Exercise goal -> Work out how many lines hold "this". Give the number and nothing else.

·····

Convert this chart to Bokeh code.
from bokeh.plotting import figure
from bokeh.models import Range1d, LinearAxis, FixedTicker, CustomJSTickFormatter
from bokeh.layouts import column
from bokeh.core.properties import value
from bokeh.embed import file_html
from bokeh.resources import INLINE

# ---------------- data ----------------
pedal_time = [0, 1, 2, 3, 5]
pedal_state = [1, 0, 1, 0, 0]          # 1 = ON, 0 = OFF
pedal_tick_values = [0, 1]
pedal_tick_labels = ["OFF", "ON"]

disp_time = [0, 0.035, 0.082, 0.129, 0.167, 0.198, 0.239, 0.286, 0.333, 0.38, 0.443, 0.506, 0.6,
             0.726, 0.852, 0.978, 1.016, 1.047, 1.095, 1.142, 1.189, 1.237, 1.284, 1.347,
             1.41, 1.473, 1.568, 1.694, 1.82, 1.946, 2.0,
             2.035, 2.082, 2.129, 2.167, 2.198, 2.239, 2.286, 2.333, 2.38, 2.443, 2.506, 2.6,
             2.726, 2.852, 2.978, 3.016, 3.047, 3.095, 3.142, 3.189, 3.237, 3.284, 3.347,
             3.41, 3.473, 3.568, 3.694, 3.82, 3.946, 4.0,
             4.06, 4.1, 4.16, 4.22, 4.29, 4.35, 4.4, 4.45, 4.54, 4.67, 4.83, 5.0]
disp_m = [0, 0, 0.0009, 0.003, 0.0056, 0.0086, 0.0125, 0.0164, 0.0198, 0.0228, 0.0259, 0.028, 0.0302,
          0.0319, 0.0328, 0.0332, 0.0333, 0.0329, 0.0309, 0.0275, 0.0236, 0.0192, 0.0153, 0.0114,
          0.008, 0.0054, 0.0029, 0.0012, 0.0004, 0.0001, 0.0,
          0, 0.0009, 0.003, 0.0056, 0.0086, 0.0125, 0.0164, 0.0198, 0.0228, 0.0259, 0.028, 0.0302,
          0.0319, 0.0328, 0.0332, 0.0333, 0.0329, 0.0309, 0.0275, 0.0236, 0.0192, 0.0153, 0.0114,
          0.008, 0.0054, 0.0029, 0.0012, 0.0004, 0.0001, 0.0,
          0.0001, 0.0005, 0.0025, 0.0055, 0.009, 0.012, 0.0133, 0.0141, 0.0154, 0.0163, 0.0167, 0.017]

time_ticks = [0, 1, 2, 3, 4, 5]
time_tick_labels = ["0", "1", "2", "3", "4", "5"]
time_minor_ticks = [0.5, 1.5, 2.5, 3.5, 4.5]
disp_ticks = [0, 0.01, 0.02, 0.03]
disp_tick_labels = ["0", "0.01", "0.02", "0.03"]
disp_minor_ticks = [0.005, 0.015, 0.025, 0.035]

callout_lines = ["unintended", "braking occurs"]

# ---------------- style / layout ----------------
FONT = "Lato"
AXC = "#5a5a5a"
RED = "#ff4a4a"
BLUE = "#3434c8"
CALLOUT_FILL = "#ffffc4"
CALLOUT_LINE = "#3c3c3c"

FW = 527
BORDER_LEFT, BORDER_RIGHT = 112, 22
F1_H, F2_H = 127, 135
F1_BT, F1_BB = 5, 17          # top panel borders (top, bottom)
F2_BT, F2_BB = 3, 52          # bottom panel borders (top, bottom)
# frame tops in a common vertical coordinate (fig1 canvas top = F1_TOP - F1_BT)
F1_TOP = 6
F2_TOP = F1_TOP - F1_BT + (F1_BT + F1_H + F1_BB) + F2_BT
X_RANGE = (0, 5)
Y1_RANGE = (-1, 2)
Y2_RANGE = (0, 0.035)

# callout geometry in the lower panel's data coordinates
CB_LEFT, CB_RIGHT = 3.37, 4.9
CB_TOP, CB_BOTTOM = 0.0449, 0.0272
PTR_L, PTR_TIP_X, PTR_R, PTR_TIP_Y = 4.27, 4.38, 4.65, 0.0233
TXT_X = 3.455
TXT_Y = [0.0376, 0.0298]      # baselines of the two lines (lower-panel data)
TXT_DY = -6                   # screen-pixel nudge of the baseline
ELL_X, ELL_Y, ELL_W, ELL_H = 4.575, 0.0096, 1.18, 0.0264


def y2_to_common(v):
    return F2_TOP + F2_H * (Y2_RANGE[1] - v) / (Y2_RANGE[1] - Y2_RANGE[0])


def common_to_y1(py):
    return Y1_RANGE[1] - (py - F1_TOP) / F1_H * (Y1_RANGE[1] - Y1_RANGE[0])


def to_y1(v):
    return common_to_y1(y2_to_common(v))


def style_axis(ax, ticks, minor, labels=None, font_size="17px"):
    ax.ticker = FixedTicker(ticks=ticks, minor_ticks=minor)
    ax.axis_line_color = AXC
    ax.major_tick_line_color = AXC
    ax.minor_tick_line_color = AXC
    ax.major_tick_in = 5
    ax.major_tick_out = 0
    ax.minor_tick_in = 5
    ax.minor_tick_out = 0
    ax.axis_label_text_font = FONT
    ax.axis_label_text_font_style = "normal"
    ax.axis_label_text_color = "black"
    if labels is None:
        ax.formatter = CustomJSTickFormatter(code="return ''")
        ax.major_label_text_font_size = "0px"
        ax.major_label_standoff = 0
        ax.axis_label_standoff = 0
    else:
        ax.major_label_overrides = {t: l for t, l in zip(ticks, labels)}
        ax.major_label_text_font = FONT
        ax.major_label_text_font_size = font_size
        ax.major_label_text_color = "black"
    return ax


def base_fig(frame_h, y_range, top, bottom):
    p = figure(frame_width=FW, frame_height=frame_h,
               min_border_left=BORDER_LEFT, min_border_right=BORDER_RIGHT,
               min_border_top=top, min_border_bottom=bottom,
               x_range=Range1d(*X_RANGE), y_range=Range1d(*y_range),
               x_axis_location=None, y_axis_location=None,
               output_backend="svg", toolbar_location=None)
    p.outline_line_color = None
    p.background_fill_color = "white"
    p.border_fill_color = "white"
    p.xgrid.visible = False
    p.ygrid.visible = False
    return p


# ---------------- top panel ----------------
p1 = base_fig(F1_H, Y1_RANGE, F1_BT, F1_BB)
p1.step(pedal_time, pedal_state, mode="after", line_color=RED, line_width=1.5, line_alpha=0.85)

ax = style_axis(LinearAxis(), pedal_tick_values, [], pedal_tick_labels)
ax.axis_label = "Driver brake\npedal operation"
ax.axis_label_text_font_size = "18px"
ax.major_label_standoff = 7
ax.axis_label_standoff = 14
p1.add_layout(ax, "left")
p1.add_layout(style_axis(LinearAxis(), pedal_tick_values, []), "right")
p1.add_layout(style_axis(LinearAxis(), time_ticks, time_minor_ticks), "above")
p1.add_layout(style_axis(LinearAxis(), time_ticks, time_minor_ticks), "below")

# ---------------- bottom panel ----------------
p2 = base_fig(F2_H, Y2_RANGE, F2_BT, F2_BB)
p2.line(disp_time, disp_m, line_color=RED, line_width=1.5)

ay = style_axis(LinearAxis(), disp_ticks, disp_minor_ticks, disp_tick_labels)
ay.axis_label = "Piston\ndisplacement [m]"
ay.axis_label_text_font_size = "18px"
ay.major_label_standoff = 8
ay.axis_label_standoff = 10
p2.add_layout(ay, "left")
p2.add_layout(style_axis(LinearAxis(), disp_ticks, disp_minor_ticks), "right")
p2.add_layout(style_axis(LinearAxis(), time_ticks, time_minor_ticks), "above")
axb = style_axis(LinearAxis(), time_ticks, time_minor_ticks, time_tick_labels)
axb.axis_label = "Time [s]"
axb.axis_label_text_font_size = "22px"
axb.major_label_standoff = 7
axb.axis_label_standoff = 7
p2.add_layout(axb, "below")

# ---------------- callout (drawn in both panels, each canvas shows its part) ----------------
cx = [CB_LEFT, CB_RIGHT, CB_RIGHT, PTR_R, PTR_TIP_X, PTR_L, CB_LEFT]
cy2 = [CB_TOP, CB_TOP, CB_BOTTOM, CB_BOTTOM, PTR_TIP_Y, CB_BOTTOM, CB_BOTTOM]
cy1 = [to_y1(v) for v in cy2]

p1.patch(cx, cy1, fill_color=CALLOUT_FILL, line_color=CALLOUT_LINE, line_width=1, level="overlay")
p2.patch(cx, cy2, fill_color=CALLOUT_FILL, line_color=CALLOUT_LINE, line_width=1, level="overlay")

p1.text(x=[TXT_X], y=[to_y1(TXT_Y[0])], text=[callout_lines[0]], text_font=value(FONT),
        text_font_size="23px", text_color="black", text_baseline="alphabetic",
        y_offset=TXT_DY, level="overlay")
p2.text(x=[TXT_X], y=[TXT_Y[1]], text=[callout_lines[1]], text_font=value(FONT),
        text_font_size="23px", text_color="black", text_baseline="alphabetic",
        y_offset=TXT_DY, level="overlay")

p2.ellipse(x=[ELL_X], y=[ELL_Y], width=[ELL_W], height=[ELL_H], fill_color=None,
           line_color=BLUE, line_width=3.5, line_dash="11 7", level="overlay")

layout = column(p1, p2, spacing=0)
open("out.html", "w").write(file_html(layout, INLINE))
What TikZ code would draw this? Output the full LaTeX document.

·····

Task answer -> 2